# Exercise
Copy out each line containing "with" from the entries below.

# Records for the task
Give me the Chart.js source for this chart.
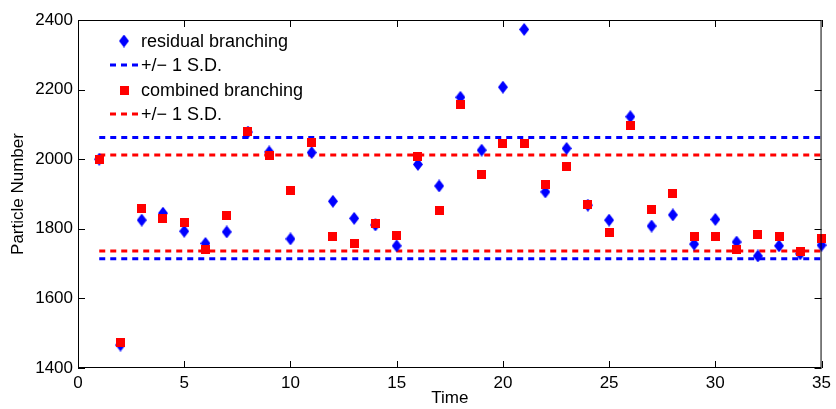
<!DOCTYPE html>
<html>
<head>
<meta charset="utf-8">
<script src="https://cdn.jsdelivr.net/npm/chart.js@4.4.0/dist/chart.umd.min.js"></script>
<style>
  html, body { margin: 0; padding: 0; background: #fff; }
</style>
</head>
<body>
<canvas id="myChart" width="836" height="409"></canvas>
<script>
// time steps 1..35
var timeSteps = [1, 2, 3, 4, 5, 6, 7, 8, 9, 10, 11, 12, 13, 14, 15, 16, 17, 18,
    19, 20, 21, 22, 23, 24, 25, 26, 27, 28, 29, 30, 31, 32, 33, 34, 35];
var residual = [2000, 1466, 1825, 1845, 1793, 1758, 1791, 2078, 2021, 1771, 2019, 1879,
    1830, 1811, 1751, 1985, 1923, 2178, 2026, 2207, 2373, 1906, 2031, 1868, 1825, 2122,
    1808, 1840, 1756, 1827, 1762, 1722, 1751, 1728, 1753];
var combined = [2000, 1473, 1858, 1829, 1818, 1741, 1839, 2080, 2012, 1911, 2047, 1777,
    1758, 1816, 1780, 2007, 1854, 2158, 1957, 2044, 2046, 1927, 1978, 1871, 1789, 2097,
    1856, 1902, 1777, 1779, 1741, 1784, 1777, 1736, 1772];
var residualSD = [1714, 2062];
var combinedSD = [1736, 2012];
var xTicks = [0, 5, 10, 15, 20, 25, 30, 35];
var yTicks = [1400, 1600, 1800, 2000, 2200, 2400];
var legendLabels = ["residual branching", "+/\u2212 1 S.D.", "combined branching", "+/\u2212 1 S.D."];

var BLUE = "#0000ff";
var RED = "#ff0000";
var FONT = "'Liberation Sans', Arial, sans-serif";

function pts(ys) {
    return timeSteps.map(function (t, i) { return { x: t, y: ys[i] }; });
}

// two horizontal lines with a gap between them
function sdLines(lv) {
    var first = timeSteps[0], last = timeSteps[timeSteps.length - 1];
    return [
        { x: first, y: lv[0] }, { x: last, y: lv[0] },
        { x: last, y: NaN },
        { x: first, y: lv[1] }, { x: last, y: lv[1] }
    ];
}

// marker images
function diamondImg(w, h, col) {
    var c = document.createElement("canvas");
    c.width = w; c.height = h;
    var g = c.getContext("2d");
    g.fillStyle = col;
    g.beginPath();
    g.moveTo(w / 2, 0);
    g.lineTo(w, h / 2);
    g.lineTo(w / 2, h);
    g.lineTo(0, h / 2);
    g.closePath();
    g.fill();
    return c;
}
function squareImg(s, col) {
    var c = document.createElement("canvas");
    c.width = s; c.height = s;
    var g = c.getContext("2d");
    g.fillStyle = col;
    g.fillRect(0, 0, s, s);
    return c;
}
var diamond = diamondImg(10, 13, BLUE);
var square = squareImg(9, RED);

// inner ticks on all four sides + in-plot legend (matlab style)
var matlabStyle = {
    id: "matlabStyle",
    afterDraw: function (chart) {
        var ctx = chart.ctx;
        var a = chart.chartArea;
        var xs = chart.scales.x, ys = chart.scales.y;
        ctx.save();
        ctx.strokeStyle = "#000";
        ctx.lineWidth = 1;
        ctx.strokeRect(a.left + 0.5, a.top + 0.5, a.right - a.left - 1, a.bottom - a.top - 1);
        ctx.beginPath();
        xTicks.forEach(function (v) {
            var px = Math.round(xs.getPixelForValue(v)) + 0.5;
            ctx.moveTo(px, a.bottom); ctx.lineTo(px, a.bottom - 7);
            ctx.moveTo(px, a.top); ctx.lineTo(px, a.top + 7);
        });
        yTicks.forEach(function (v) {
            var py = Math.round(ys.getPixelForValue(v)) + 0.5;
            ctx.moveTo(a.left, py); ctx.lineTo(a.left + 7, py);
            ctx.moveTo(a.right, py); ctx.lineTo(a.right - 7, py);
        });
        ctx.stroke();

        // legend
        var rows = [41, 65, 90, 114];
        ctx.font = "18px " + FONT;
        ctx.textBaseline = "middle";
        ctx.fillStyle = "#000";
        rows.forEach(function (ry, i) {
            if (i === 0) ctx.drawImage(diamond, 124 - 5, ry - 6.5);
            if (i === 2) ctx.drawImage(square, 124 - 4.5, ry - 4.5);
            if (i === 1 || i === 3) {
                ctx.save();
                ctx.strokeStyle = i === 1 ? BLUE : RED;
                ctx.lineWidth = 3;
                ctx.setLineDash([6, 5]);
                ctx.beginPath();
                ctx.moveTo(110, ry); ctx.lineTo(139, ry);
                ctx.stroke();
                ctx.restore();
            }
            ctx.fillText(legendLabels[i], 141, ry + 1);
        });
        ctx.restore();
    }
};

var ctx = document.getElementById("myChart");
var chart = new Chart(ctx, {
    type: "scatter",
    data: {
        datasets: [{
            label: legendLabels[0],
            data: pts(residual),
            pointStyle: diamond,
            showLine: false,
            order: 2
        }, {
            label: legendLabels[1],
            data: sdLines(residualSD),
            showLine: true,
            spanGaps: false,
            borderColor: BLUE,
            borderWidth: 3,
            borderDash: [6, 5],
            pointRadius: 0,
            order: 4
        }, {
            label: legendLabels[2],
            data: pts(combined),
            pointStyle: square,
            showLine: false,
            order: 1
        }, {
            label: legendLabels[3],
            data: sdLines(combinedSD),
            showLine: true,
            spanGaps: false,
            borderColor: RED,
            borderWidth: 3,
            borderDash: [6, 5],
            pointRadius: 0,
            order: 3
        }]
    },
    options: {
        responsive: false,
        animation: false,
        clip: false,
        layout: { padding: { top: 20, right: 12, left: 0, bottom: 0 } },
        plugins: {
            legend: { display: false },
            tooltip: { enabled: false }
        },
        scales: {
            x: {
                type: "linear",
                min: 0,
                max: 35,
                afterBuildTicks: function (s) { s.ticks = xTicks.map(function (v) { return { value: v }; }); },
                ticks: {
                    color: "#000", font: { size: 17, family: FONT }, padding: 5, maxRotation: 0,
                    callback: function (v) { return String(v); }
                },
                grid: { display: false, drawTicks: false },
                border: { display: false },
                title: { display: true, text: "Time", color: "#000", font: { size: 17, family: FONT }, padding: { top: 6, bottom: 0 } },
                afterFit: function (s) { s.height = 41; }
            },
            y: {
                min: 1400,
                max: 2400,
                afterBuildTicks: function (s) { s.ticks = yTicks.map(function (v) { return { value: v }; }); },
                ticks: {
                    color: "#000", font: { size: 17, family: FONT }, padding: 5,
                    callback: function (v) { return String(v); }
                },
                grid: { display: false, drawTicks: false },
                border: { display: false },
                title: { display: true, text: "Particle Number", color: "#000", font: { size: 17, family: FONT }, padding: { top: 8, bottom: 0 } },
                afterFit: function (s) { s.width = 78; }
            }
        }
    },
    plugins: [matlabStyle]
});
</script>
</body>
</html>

---

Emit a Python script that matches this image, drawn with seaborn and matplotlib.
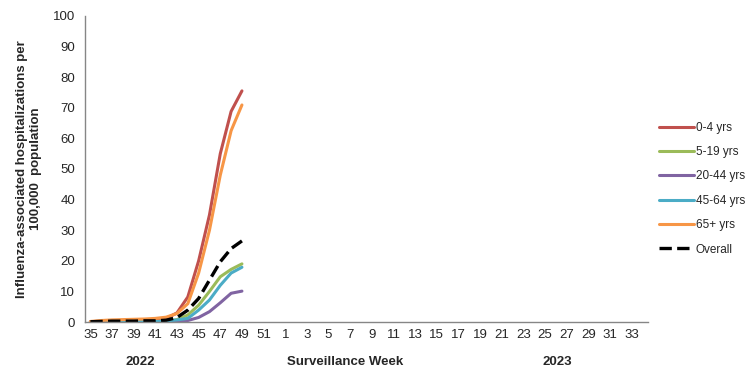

# Complete answer
// two horizontal lines with a gap between them
Emit a Python script that matches this image, drawn with seaborn and matplotlib.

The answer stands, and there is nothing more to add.